# [THE TASK]
From the data that follows, report how many lines hold the string "with", giving only the number.
━━━━━━━━━━━━━━━━
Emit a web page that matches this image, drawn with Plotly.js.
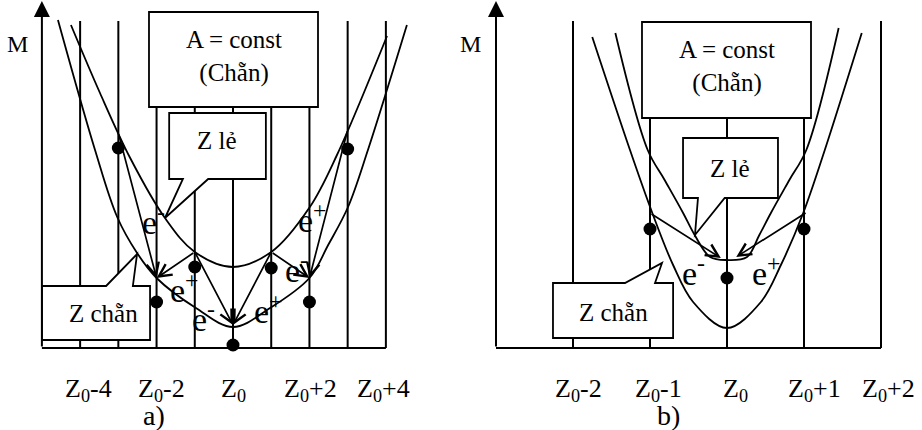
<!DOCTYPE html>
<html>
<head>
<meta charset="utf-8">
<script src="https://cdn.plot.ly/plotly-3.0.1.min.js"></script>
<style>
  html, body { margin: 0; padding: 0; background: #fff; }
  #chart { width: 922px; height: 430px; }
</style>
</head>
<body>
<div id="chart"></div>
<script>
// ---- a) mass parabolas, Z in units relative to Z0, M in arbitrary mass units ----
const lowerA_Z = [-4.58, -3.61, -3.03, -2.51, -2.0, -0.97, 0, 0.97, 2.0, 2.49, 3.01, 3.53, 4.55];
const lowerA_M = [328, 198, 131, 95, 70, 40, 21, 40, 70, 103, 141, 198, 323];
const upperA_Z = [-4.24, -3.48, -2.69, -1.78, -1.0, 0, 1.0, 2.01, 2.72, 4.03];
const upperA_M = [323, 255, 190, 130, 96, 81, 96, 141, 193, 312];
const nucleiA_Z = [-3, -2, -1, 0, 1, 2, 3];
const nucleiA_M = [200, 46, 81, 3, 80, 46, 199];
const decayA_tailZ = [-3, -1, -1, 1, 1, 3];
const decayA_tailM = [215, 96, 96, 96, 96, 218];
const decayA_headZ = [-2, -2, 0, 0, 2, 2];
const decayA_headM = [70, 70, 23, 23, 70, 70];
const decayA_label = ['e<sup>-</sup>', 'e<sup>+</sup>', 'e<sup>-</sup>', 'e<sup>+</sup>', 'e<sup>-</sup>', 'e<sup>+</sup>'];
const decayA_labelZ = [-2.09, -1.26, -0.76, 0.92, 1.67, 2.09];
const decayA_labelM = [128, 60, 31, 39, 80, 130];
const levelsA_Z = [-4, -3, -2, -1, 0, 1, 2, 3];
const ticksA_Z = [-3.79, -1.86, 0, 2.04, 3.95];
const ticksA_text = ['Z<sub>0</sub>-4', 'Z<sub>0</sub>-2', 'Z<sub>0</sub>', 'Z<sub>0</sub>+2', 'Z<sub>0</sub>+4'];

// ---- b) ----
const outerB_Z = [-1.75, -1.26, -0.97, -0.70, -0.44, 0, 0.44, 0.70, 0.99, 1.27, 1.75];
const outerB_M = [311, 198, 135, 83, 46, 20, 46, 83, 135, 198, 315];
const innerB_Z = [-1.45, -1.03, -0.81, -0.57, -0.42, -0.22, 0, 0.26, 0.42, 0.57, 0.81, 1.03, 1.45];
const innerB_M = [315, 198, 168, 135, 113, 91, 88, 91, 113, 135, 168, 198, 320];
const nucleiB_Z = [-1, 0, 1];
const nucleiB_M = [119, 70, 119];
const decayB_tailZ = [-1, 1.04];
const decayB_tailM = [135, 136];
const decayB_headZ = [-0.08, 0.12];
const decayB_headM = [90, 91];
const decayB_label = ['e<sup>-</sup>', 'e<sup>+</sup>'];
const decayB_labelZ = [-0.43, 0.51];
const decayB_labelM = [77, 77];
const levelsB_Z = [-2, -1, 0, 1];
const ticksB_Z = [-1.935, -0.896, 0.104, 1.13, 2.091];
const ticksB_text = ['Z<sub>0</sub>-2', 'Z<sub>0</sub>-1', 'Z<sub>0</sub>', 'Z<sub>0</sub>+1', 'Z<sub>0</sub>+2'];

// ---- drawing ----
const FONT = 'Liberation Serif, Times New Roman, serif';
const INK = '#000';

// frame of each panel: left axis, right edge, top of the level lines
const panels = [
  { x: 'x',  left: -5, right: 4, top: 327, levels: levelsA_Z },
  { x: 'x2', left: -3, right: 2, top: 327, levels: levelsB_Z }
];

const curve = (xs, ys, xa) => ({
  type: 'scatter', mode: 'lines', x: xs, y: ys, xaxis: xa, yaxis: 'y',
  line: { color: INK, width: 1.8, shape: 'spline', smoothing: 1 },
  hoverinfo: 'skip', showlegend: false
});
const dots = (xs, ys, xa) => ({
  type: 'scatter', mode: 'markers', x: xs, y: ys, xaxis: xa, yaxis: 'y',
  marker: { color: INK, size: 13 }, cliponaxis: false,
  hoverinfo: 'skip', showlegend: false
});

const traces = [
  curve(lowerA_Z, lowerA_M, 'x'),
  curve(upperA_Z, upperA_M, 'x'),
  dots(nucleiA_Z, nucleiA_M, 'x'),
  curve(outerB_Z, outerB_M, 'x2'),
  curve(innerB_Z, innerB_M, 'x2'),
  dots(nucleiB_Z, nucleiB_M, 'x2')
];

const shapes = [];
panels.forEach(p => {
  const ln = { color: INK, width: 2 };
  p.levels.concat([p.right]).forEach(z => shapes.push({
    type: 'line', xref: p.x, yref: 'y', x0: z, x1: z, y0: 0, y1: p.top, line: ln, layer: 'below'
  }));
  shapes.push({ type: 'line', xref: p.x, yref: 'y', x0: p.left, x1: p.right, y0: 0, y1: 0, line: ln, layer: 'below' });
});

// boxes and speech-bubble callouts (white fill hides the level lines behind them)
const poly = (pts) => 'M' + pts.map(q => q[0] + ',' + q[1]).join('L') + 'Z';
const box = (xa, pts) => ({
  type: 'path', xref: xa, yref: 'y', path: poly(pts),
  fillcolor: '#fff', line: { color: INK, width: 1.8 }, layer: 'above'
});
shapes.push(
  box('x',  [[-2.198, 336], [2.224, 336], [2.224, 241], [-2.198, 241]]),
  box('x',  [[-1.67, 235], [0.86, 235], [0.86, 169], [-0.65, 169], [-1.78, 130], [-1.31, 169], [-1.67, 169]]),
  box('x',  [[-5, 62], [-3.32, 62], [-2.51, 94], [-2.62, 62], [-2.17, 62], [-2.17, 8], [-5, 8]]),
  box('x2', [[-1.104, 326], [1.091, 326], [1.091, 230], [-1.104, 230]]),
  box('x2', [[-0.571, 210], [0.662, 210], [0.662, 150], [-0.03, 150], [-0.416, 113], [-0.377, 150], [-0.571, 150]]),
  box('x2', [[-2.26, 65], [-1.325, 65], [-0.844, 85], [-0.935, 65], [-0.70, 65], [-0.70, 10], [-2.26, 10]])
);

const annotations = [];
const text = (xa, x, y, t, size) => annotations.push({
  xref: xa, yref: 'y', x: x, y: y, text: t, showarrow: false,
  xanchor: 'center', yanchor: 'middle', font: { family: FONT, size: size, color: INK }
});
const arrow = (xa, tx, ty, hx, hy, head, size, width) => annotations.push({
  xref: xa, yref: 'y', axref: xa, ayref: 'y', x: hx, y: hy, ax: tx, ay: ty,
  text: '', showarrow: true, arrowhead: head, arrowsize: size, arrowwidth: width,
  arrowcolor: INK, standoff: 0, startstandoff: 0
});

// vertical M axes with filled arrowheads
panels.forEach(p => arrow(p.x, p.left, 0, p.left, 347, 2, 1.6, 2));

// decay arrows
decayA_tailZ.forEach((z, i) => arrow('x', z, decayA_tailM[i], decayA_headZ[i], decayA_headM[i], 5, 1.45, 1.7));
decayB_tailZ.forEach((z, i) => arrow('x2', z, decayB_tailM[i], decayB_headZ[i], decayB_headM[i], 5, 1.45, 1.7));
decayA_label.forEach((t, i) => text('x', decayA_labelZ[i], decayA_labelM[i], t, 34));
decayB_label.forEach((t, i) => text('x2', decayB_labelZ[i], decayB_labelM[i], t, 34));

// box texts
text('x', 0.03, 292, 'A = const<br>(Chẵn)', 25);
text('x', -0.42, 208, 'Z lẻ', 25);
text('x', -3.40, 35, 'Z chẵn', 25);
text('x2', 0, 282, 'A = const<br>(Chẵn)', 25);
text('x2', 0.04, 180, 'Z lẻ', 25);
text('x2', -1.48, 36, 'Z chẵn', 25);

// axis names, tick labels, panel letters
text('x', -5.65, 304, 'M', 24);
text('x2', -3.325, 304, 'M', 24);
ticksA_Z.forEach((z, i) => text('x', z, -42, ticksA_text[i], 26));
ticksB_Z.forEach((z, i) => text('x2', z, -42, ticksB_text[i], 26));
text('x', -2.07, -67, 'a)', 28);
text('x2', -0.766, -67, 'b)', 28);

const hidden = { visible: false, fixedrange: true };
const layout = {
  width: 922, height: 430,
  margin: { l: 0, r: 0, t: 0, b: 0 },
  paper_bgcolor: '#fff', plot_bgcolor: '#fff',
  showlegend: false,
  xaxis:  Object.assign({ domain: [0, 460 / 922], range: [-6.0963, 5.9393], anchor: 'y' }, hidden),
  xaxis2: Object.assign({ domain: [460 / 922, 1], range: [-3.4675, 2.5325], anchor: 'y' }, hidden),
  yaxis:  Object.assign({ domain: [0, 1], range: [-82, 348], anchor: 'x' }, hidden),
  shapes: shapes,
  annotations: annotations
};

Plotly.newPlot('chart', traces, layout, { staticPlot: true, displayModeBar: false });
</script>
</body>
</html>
━━━━━━━━━━━━━━━━
# [TASK RESULT]
2